Triggers and Blowups

Last night, The Boy and I sat down to do some social studies homework (it never ends), and like most on the spectrum, he has a hard time with the whole concept of homework:  School stuff should be done at school, and home is home.  It’s a struggle, but as long as I break up our sessions, reward him, and don’t ask him to do too much at once, he does what I ask, and we are relatively successful.  Usually.

At first, I couldn’t even find the answers to the fill in the blank questions.  It took a fair amount of digging in the textbook, something at which my boy is not so good.  Nor is he patient.  “How long is this going to take?” he kept asking.Knowing the assignment was four pages and that this is his last week at his current school, I was overly optimistic about how much we could get done.  If the assignment hadn’t been so challenging, we probably wouldn’t have had a problem.  But we did.

He began playing with a chip clip on the table, and when I needed him to read from the text to find an answer, he was distracted.  I asked him to put it down until we finished five answers, and he refused.  I tried to take it away, and all hell broke loose.  Screaming, swearing, breathing heavily, skin becoming mottled, and near tears, The Boy was all of a sudden not The Boy.

swearing in cartoon Suomi: Kiroileva sarjakuva...

He became preoccupied with the “swear” which wasn’t really a swear, but he knew he had crossed the line, and was now punishing himself, saying he had to apologize to everyone he had ever sworn in front of, and was throwing quarters across the room (a family joke about owing someone a quarter every time they let a swear word slip in front of him)…  I had to get him calm enough to figure out what had triggered this, and get him off the idea that I was mad about the swear word.  It was a challenge.

After about a half hour, making him sit with me on the couch, practicing deep breaths together, I was able to get him calm enough for me to understand that the homework was just too much.  I told him we would cut it down to one page tonight, which turned out to be 3/4 of a page, but I was amazed that we were able to get anything done after a blowup like this.  Progress?  Maybe.

As he gets older, his triggers change, and what these blowups (pre-cursors to meltdowns in our case) look like change, as well.  I won’t ever stop learning about my kid, oftentimes after the fact.  It seems that as long as we concentrate on why the blowup happened, and take the focus off of consequences for “poor” behavior, I am able to learn so much more, and he is able to recover much more easily.  Usually.

Words and Meaning

Ad for Pear' Soap

Is it time for the soap?

On the heels of “Spread the Word to End the Word” Day, we are struggling with offensive words and their meanings in our own home.  We went through this awhile ago, when The Boy wrote down every single bad word he had ever heard, and wow, there were quite a few.  It took a numbered list form, and thereafter he would refer to each word by their number (“Mom!  That man said #11!!”).  He had a classmate a few years ago, also on the spectrum, who had a hard time not using these words, and they sort of “rubbed off” on The Boy.  He even ended up creating a few made-up curse words, adding them to “the list”, and then he really confused me.  He began to use them in the correct context, using a made-up curse word when angry, but it wasn’t really a curse word, so does that deserve a consequence??  My head was spinning…  This lasted for quite awhile, but like all obsessions, petered out.

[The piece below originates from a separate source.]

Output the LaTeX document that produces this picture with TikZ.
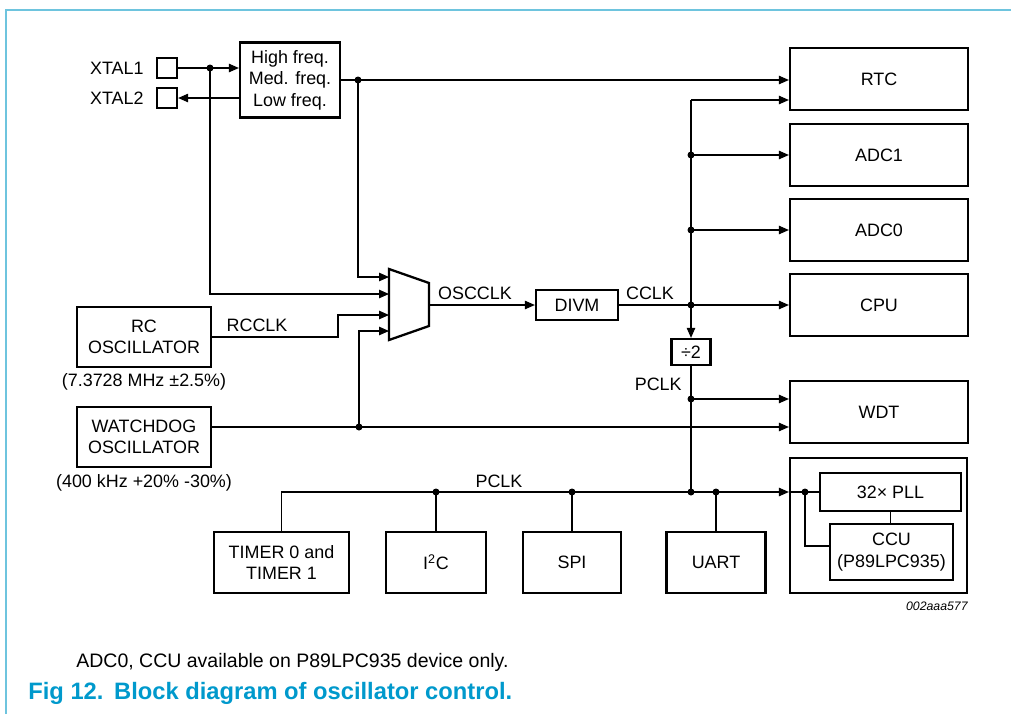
\documentclass[tikz,border=0pt]{standalone}
\usepackage{fontspec}
\setmainfont{Liberation Sans}
\usepackage{xcolor}
\usetikzlibrary{arrows.meta,positioning,calc}
\definecolor{framecol}{RGB}{110,196,222}
\definecolor{figcol}{RGB}{0,153,204}

\begin{document}
\begin{tikzpicture}[x=0.02cm,y=-0.02cm,>={Triangle[length=0.2cm,width=0.17cm]},
  font=\fontsize{10.2}{12.2}\selectfont,
  box/.style={draw,line width=1.3pt,align=center,inner sep=0pt},
  blk/.style={box,minimum width=3.56cm,minimum height=1.24cm},
  periph/.style={box,minimum height=1.22cm},
  wire/.style={line width=0.6pt},
  dot/.style={circle,fill,inner sep=0pt,minimum size=0.14cm},
  lbl/.style={inner sep=0pt}]
  \useasboundingbox (0,0) rectangle (1011,714);
  \draw[framecol,line width=1.2pt] (6,714) -- (6,10) -- (1011,10);

  % crystal pins and oscillators
  \node[box,minimum size=0.4cm] (xtal1) at (167,68) {};
  \node[box,minimum size=0.4cm] (xtal2) at (167,98) {};
  \node[lbl,left=0.24cm of xtal1] (xtal1lbl) {XTAL1};
  \node[lbl,left=0.24cm of xtal2] (xtal2lbl) {XTAL2};
  \node[box,minimum width=2cm,minimum height=1.5cm] (freq) at (290,80) {High freq.\\Med. freq.\\Low freq.};
  \node[box,minimum width=2.68cm,minimum height=1.2cm] (rc) at (144,337) {RC\\OSCILLATOR};
  \node[lbl] (rcnote) at (144,382) {(7.3728 MHz ±2.5\%)};
  \node[box,minimum width=2.68cm,minimum height=1.2cm] (wd) at (144,437) {WATCHDOG\\OSCILLATOR};
  \node[lbl] (wdnote) at (144,483) {(400 kHz +20\% -30\%)};

  % clock select
  \draw[line width=1.3pt] (389,269) -- (429,283) -- (429,326) -- (389,340) -- cycle;
  \coordinate (muxa) at (389,277);
  \coordinate (muxb) at (389,294);
  \coordinate (muxc) at (389,315);
  \coordinate (muxd) at (389,331);
  \coordinate (muxout) at (429,305);
  \node[box,minimum width=1.64cm,minimum height=0.6cm] (divm) at (577,305) {DIVM};
  \node[box,minimum width=0.78cm,minimum height=0.52cm] (div2) at (691,352) {÷2};

  % clocked blocks
  \node[blk] (rtc) at (879,79) {RTC};
  \node[blk] (adc1) at (879,155) {ADC1};
  \node[blk] (adc0) at (879,230) {ADC0};
  \node[blk] (cpu) at (879,305) {CPU};
  \node[blk] (wdt) at (879,412) {WDT};
  \node[box,minimum width=3.54cm,minimum height=2.7cm] (grp) at (878.5,525.5) {};
  \node[box,minimum width=2.82cm,minimum height=0.76cm] (pll) at (890.5,492) {32× PLL};
  \node[box,minimum width=2.46cm,minimum height=1.12cm] (ccu) at (891.5,552) {CCU\\(P89LPC935)};
  \node[periph,minimum width=2.7cm] (timer) at (281.5,562.5) {TIMER 0 and\\TIMER 1};
  \node[periph,minimum width=2cm] (i2c) at (436,562.5) {I\textsuperscript{2}C};
  \node[periph,minimum width=1.96cm] (spi) at (572,562.5) {SPI};
  \node[periph,minimum width=1.98cm] (uart) at (716,562.5) {UART};

  % junctions
  \node[dot] (j1) at (210,68) {};
  \node[dot] (j2) at (358,80) {};
  \node[dot] (j3) at (359,427) {};
  \node[dot] (j4) at (691,305) {};
  \node[dot] (j5) at (691,155) {};
  \node[dot] (j6) at (691,230) {};
  \node[dot] (j7) at (691,399) {};
  \node[dot] (j8) at (691,492) {};
  \node[dot] (j9) at (436,492) {};
  \node[dot] (j10) at (572,492) {};
  \node[dot] (j11) at (716,492) {};
  \node[dot] (j12) at (805,492) {};
  \coordinate (ctop) at (691,100);
  \coordinate (rcbend) at (338,315);

  % connections
  \draw[wire,->] (xtal1.east) -- (xtal1.east -| freq.west);
  \draw[wire,->] (freq.west |- xtal2) -- (xtal2.east);
  \draw[wire,->] (j1.center) |- (muxb);
  \draw[wire,->] (freq.east) -- (freq.east -| rtc.west);
  \draw[wire,->] (j2.center) |- (muxa);
  \draw[wire,->] (rc.east) -| (rcbend) -- (muxc);
  \draw[wire,->] (wd.east |- j3) -- (j3 -| wdt.west);
  \draw[wire,->] (j3.center) |- (muxd);
  \draw[wire,->] (muxout) -- (divm.west);
  \draw[wire,->] (divm.east) -- (cpu.west);
  \draw[wire,->] (ctop) -- (ctop -| rtc.west);
  \draw[wire,->] (ctop) -- (j4.center) -- (div2.north);
  \draw[wire,->] (j5.center) -- (j5 -| adc1.west);
  \draw[wire,->] (j6.center) -- (j6 -| adc0.west);
  \draw[wire,->] (j7.center) -- (j7 -| wdt.west);
  \draw[wire] (div2.south) -- (j8.center);
  \draw[wire,->] (timer.north) |- (j8 -| grp.west);
  \draw[wire] (j9.center) -- (i2c.north);
  \draw[wire] (j10.center) -- (spi.north);
  \draw[wire] (j11.center) -- (uart.north);
  \draw[wire] (j8 -| grp.west) -- (pll.west);
  \draw[wire] (j12.center) |- ([yshift=0.12cm]ccu.west);
  \draw[wire] (pll.south) -- (pll.south |- ccu.north);

  % signal names
  \node[lbl] (rcclk) at (257,325) {RCCLK};
  \node[lbl] (oscclk) at (475,293) {OSCCLK};
  \node[lbl] (cclk) at (650,293) {CCLK};
  \node[lbl,anchor=east] (pclka) at (682,384) {PCLK};
  \node[lbl] (pclkb) at (499,481) {PCLK};
  \node[lbl,anchor=east,font=\fontsize{7}{8}\selectfont\itshape] (figid) at (968,606) {002aaa577};

  % notes
  \node[lbl,anchor=base west,font=\fontsize{11.1}{13}\selectfont] (note) at (76,667) {ADC0, CCU available on P89LPC935 device only.};
  \node[lbl,anchor=base west,font=\fontsize{13.5}{15}\selectfont\bfseries,text=figcol] (cap) at (28,699) {Fig 12.\hspace{0.45em}Block diagram of oscillator control.};
\end{tikzpicture}
\end{document}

Nowadays, I’m not sure if he says one from time to time to test the waters, to see how bad they really are.  I’m not sure if he doesn’t always remember what’s what, although he is much too clever for that, I think.  So I really don’t know why he chose to use the n-word the other day.  He claimed to have seen it on a YouTube video, and was reciting a line that he had heard, thinking it was funny.  It’s quite possible.  But he also somehow knew that it was inappropriate to say, because he anticipated getting in trouble for saying it (which he didn’t, but more on that later).  There is a disconnect somewhere in there about bad words, knowing he shouldn’t say them, but still saying them and I just can’t wrap my brain around it.

The other part of this equation, is that The Boy doesn’t realize when he is “talking back”.  He is such a good mimic, that I think he has picked up “giving attitude” this way.  But he doesn’t know enough to identify when he is doing it himself, because when I call him on “using that tone of voice”, or “talking to me that way”, he has no clue what I’m talking about, and thinks he has said a bad word to make me angry.

Most upsetting to him in all of this is being certain that he has gotten in trouble, and that he will lose friends because he used that word.  He sets himself off in a self-judging spiral that will last several days, repeating that he needs me to write him a social story, that if he says it again, he will not be able to go to the computer lab, and whatever other punishment he can come up with that he deserves, because clearly, he thinks he does deserve it.  All of us adults are just scratching our heads trying to figure out how to talk to him about it so he will understand.